Consequently, if you're lucky enough to find a 2011 Lexus CT200 on the market (as pictured at right), you're going to have to pay a little more than you'd hoped
The decline results from the 2007-2009 economic recession when fewer vehicles were purchased or leased, creating a drastic drop in trade-ins and leased vehicles returning to the market. During 2011, mainstream and luxury brand sales grew by 11 and 4 percent respectively, compared to 2010.
In the luxury sector alone from 2009 to 2011, prices for vehicles up to 5-years-old went up by about 22%, with appreciation across brands ranging from a low of 14.7% for Volvo to a high of 29% for Mercedes-Benz, according to the NADA Used Car Guide. Prices for luxury used vehicles are still at historic high levels.
"Used-vehicle prices have risen over the past couple of years because of economic conditions that lowered supply and increased demand," Banks added.

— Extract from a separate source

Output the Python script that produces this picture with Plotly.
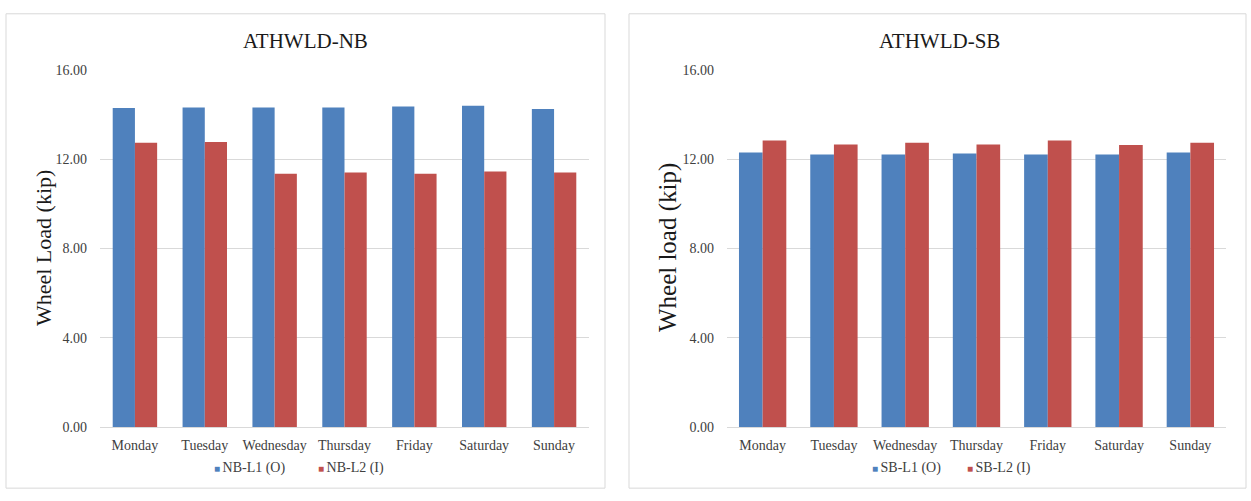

NADA expects another year or more3 of losses before used luxury vehicles begin to increase in value again. Although an upturn supply is still a ways off, the supply of returned lease vehicles could improve in the short term, according to Banks.
NADA estimates the 36-month supply of returning vehicle leases are already on the upswing, and the supply for these vehicles will grow by 9 percent of more during the second half of the year.
"This means that for the first time in years, the downside of price risk is on the horizon of 2013 and even farther out into 2014," Banks said.